Focus your remediation efforts on these three critical categories:
- 1. Security & Compliance (The 'Hard No'): Active CVEs (Common Vulnerabilities and Exposures) in your third-party libraries are immediate deal stoppers. Buyers assume that if you haven't patched a known vulnerability, you have been breached. Remediation: Automated dependency updates and a documented patch management process.
- 2. Intellectual Property Risk (The 'Valuation Killer'): The presence of 'copyleft' open-source licenses (like GPL) in your proprietary codebase can technically force you to open-source your IP. This destroys asset value instantly. Remediation: Scan all libraries now. Replace or isolate incompatible licenses immediately.
- 3. Scalability Bottlenecks (The 'CapEx Trap'): If your architecture relies on a single monolithic database that is nearing vertical scaling limits, the buyer sees a $2M re-platforming project. Remediation: You don't need to move to microservices, but you must demonstrate a viable path to horizontal scaling, even if it requires 'sharding' data logic.

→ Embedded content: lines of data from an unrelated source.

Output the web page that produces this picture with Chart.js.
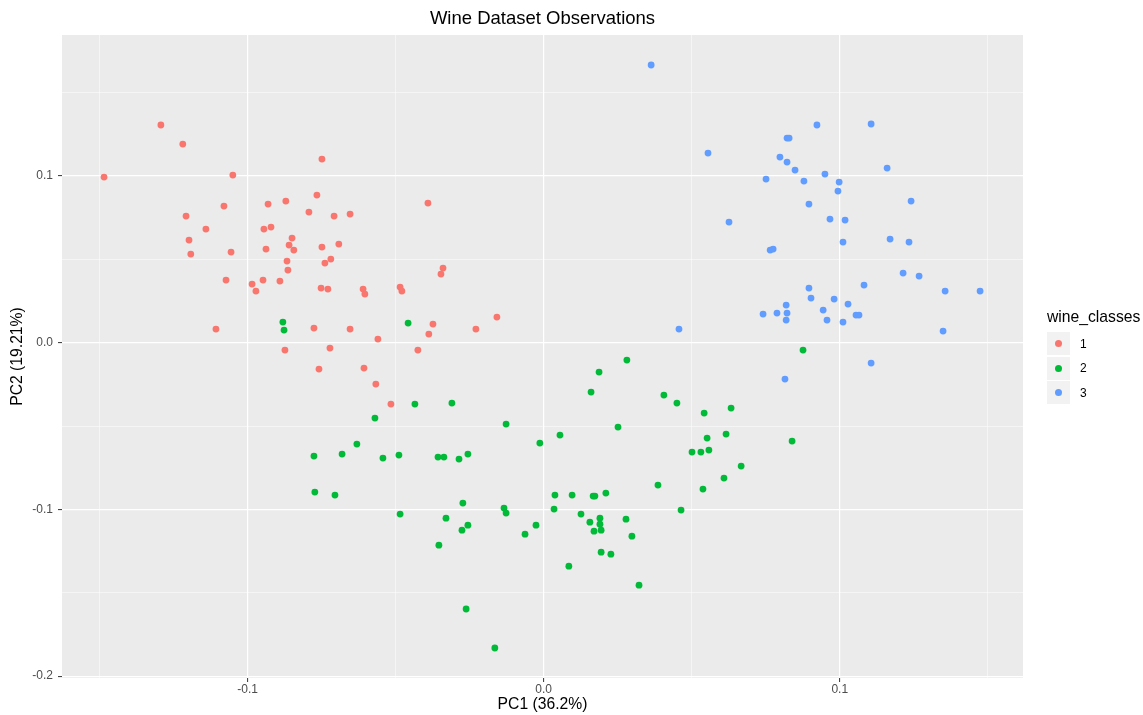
<!DOCTYPE html>
<html>
<head>
<meta charset="utf-8">
<script src="https://cdn.jsdelivr.net/npm/chart.js@4/dist/chart.umd.min.js"></script>
<style>
  body { margin: 0; background: #fff; font-family: "Liberation Sans", Arial, Helvetica, sans-serif; }
  #wrap { position: relative; width: 1143px; height: 715px; }
  #chart { position: absolute; left: 0; top: 0; }
  #title { position: absolute; left: 62px; width: 961px; top: 7px; height: 22px; line-height: 22px;
           text-align: center; font-size: 18.5px; color: #000; }
  #legend { position: absolute; left: 1047px; top: 306px; color: #000; }
  #legend .ttl { font-size: 15.7px; height: 22px; line-height: 22px; margin-bottom: 4px; }
  #legend .row { height: 23px; margin-bottom: 1.5px; display: flex; align-items: center; }
  #legend .key { width: 23px; height: 23px; background: #F2F2F2; position: relative; }
  #legend .dot { position: absolute; left: 8px; top: 8px; width: 7px; height: 7px; border-radius: 50%; }
  #legend .lab { font-size: 12px; margin-left: 10px; }
</style>
</head>
<body>
<div id="wrap">
  <canvas id="chart" width="1085" height="715"></canvas>
  <div id="title">Wine Dataset Observations</div>
  <div id="legend"></div>
</div>
<script>
// wine_classes 1, 2, 3 : PC1 / PC2 scores
let class1X = [-0.1485, -0.1293, -0.1219, -0.1208, -0.1198, -0.1192, -0.1141, -0.1080, -0.1050, -0.1056,
    -0.1107, -0.1073, -0.0985, -0.0972, -0.0948, -0.0945, -0.0931, -0.0921, -0.0938, -0.0891,
    -0.0871, -0.0867, -0.0864, -0.0860, -0.0850, -0.0844, -0.0874, -0.0793, -0.0766, -0.0749,
    -0.0749, -0.0739, -0.0719, -0.0708, -0.0692, -0.0654, -0.0752, -0.0729, -0.0776, -0.0654,
    -0.0722, -0.0759, -0.0610, -0.0604, -0.0607, -0.0560, -0.0567, -0.0516, -0.0485, -0.0479,
    -0.0391, -0.0340, -0.0347, -0.0374, -0.0388, -0.0425, -0.0229, -0.0158];
let class1Y = [0.0994, 0.1306, 0.1192, 0.0760, 0.0616, 0.0532, 0.0682, 0.0820, 0.1006, 0.0544,
    0.0082, 0.0376, 0.0352, 0.0310, 0.0376, 0.0682, 0.0832, 0.0694, 0.0562, 0.0370,
    0.0850, 0.0490, 0.0436, 0.0586, 0.0628, 0.0556, -0.0044, 0.0784, 0.0886, 0.1102,
    0.0574, 0.0478, 0.0502, 0.0760, 0.0592, 0.0772, 0.0328, 0.0322, 0.0088, 0.0082,
    -0.0032, -0.0158, 0.0322, 0.0292, -0.0152, 0.0022, -0.0248, -0.0368, 0.0334, 0.0310,
    0.0838, 0.0448, 0.0412, 0.0112, 0.0052, -0.0044, 0.0082, 0.0154];

let class2X = [-0.0881, -0.0877, -0.0458, -0.0435, -0.0310, -0.0570, -0.0127, -0.0631, -0.0776, -0.0681,
    -0.0543, -0.0489, -0.0357, -0.0337, -0.0286, -0.0256, -0.0773, -0.0705, -0.0273, -0.0485,
    -0.0330, -0.0256, -0.0276, -0.0134, -0.0127, -0.0354, -0.0262, -0.0165, 0.0281, 0.0187,
    0.0160, 0.0406, 0.0450, 0.0542, 0.0633, 0.0251, 0.0055, -0.0013, 0.0616, 0.0552,
    0.0501, 0.0531, 0.0558, 0.0667, 0.0609, 0.0386, 0.0538, 0.0038, 0.0096, 0.0167,
    0.0173, 0.0210, 0.0035, 0.0464, 0.0126, 0.0156, 0.0190, 0.0190, 0.0170, 0.0194,
    0.0278, 0.0298, -0.0026, -0.0063, 0.0194, 0.0227, 0.0085, 0.0322, 0.0876, 0.0839];
let class2Y = [0.0124, 0.0076, 0.0118, -0.0368, -0.0362, -0.0452, -0.0488, -0.0608, -0.0680, -0.0668,
    -0.0692, -0.0674, -0.0686, -0.0686, -0.0698, -0.0668, -0.0896, -0.0914, -0.0962, -0.1028,
    -0.1052, -0.1094, -0.1124, -0.0992, -0.1022, -0.1214, -0.1597, -0.1831, -0.0104, -0.0176,
    -0.0296, -0.0314, -0.0362, -0.0422, -0.0392, -0.0506, -0.0554, -0.0602, -0.0548, -0.0572,
    -0.0656, -0.0656, -0.0644, -0.0740, -0.0812, -0.0854, -0.0878, -0.0914, -0.0914, -0.0920,
    -0.0920, -0.0902, -0.0998, -0.1004, -0.1028, -0.1076, -0.1052, -0.1088, -0.1130, -0.1124,
    -0.1058, -0.1160, -0.1094, -0.1148, -0.1256, -0.1268, -0.1340, -0.1454, -0.0044, -0.0590];

let class3X = [0.0363, 0.0555, 0.0626, 0.0457, 0.0923, 0.1106, 0.0822, 0.0829, 0.0798, 0.0822,
    0.0849, 0.0751, 0.0879, 0.0950, 0.0998, 0.0994, 0.1160, 0.0896, 0.0967, 0.1018,
    0.1241, 0.1011, 0.1170, 0.1234, 0.0765, 0.0775, 0.1214, 0.1268, 0.1082, 0.1356,
    0.1474, 0.0896, 0.0903, 0.0981, 0.1028, 0.0819, 0.0741, 0.0788, 0.0822, 0.0819,
    0.0944, 0.0957, 0.1011, 0.1055, 0.1065, 0.1349, 0.1106, 0.0815];
let class3Y = [0.1666, 0.1138, 0.0724, 0.0082, 0.1306, 0.1312, 0.1228, 0.1228, 0.1114, 0.1084,
    0.1036, 0.0982, 0.0970, 0.1012, 0.0964, 0.0910, 0.1048, 0.0832, 0.0742, 0.0736,
    0.0850, 0.0604, 0.0622, 0.0604, 0.0556, 0.0562, 0.0418, 0.0400, 0.0346, 0.0310,
    0.0310, 0.0328, 0.0268, 0.0262, 0.0232, 0.0226, 0.0172, 0.0178, 0.0178, 0.0136,
    0.0196, 0.0136, 0.0124, 0.0166, 0.0166, 0.0070, -0.0122, -0.0218];

let classNames = ['1', '2', '3'];
let classColors = ['#F8766D', '#00BA38', '#619CFF'];
let xTicks = [-0.15, -0.1, -0.05, 0, 0.05, 0.1, 0.15];
let yTicks = [-0.2, -0.15, -0.1, -0.05, 0, 0.05, 0.1, 0.15];

const FONT = '"Liberation Sans", Arial, Helvetica, sans-serif';

function pts(xs, ys) {
    return xs.map((x, i) => ({ x: x, y: ys[i] }));
}

function isMajor(v) {
    return Math.abs(v * 10 - Math.round(v * 10)) < 1e-6;
}

const panelBg = {
    id: 'panelBg',
    beforeDraw(chart) {
        const a = chart.chartArea;
        const ctx = chart.ctx;
        ctx.save();
        ctx.fillStyle = '#EBEBEB';
        ctx.fillRect(a.left, a.top, a.right - a.left, a.bottom - a.top);
        ctx.restore();
    }
};

function axis(ticks, min, max, title, titlePad) {
    return {
        type: 'linear',
        min: min,
        max: max,
        afterBuildTicks: (s) => { s.ticks = ticks.map(v => ({ value: v })); },
        grid: {
            color: '#FFFFFF',
            lineWidth: (c) => isMajor(c.tick.value) ? 1.2 : 0.5,
            drawTicks: true,
            tickLength: 4,
            tickWidth: 1,
            tickColor: (c) => isMajor(c.tick.value) ? '#333333' : 'rgba(0,0,0,0)'
        },
        border: { display: false },
        ticks: {
            color: '#4D4D4D',
            font: { family: FONT, size: 12 },
            padding: 0,
            autoSkip: false,
            maxRotation: 0,
            callback: (v) => isMajor(v) ? v.toFixed(1) : ''
        },
        title: {
            display: true,
            text: title,
            color: '#000000',
            font: { family: FONT, size: 15.7 },
            padding: titlePad
        }
    };
}

let xAxis = axis(xTicks, -0.1627, 0.1619, 'PC1 (36.2%)', { top: 0, bottom: 0.5 });
xAxis.afterFit = (s) => { s.height = 37; };
let yAxis = axis(yTicks, -0.2011, 0.1846, 'PC2 (19.21%)', { top: 8.5, bottom: 0 });
yAxis.afterFit = (s) => { s.width = 62; };
yAxis.ticks.padding = 5;

let chart = new Chart(document.getElementById('chart'), {
    type: 'scatter',
    data: {
        datasets: [
            { label: classNames[0], data: pts(class1X, class1Y), backgroundColor: classColors[0], order: 3 },
            { label: classNames[1], data: pts(class2X, class2Y), backgroundColor: classColors[1], order: 2 },
            { label: classNames[2], data: pts(class3X, class3Y), backgroundColor: classColors[2], order: 1 }
        ]
    },
    options: {
        responsive: false,
        animation: false,
        layout: { padding: { left: 0, right: 62, top: 35, bottom: 0 } },
        elements: { point: { radius: 3.4, borderWidth: 0, hoverRadius: 3.4 } },
        plugins: {
            legend: { display: false },
            tooltip: { enabled: false },
            title: { display: false }
        },
        scales: { x: xAxis, y: yAxis }
    },
    plugins: [panelBg]
});

// legend on the right, as in ggplot
let lg = document.getElementById('legend');
let html = '<div class="ttl">wine_classes</div>';
for (let i = 0; i < classNames.length; i++) {
    html += '<div class="row"><div class="key"><div class="dot" style="background:' + classColors[i] +
        '"></div></div><div class="lab">' + classNames[i] + '</div></div>';
}
lg.innerHTML = html;
</script>
</body>
</html>
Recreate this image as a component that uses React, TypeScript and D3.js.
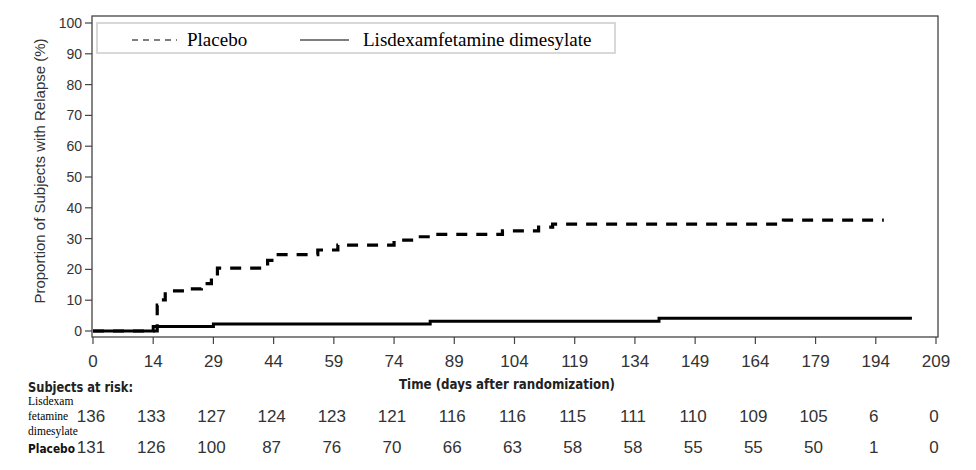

The 6-Month Remediation Sprint
Once you have identified the red flags, execute a containment strategy. This is a finite, 6-month sprint designed to ring-fence liability without halting your roadmap.
Month 1-2: Triage and Documentation
Fix critical security flaws immediately. For architectural debt that cannot be fixed quickly, document it. Buyers will forgive a known issue with a documented mitigation plan; they will punish an 'unknown' risk. Use the Cost of Delayed Remediation Formula to show the board why this prioritization protects exit value.
Month 3-4: The 'Strangler Fig' Pattern
Instead of rewriting legacy modules, wrap them in APIs. This allows you to build new features in a modern stack while leaving the stable, legacy code untouched but contained. This demonstrates to buyers that you have a 'modernization pattern' in place.
Month 5-6: The 'Clean Build' Validation
Ensure your build and deployment pipeline is fully automated. If a buyer's technical team cannot build your software from a clean repository in under an hour, they will assume your engineering velocity is inflated. Automation is the ultimate proof of operational maturity.